Reilly cites Ave Maria University in Florida, The College of St. Thomas More in Texas, John Paul the Great Catholic University in California and Holy Spirit College in Georgia as schools that have been founded since Ex Corde was issued and fully support John Paul’s vision for Catholic higher education in all their programs, especially in the hiring of professors who teach in accord with the truths of Catholicism.
Another school that Reilly notes as having the Ex Corde vision is one of the newest Catholic school in the U.S., Wyoming Catholic College.
Father Robert Cook, president of Wyoming Catholic, which is graduating its first class this spring, considers John Paul’s call for a “New Evangelization” as important as Ex Corde in the life of his school.
“The Pope talked about the new springtime of the Church.
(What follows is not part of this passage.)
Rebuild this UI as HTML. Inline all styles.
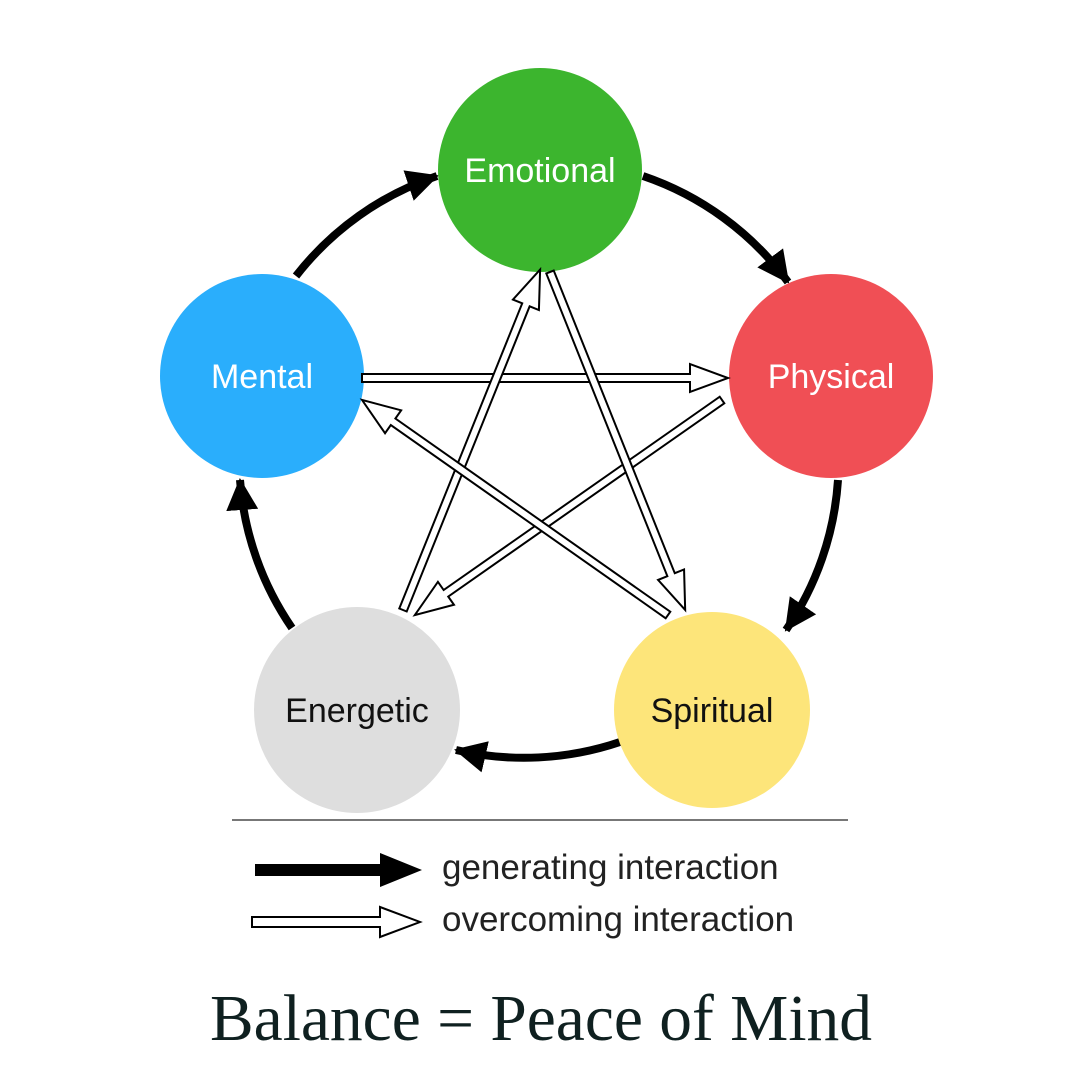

Well, spring has its ups and downs, but I think John Paul’s influence will truly be vital in the future,” he said. “His call for a New Evangelization was something we felt was critical, and we saw that young Catholics must be fully educated in their faith if it was to come about,” Father Cook said.
Father Cook said the school’s extensive outdoor wilderness program combined with a Great Books curriculum taught in the spirit of Catholicism provides the challenge to young people that John Paul II treasured. “John Paul realized that one of the great mistakes being taught was that being Catholic is easy. But to be a Catholic requires sacrifice and demands everything that we are.”
“The young people want to have everything asked of them,” Father Cook said. They are offered that opportunity at Wyoming Catholic.
Jesuit Father Matthew Gamber writes from Chicago.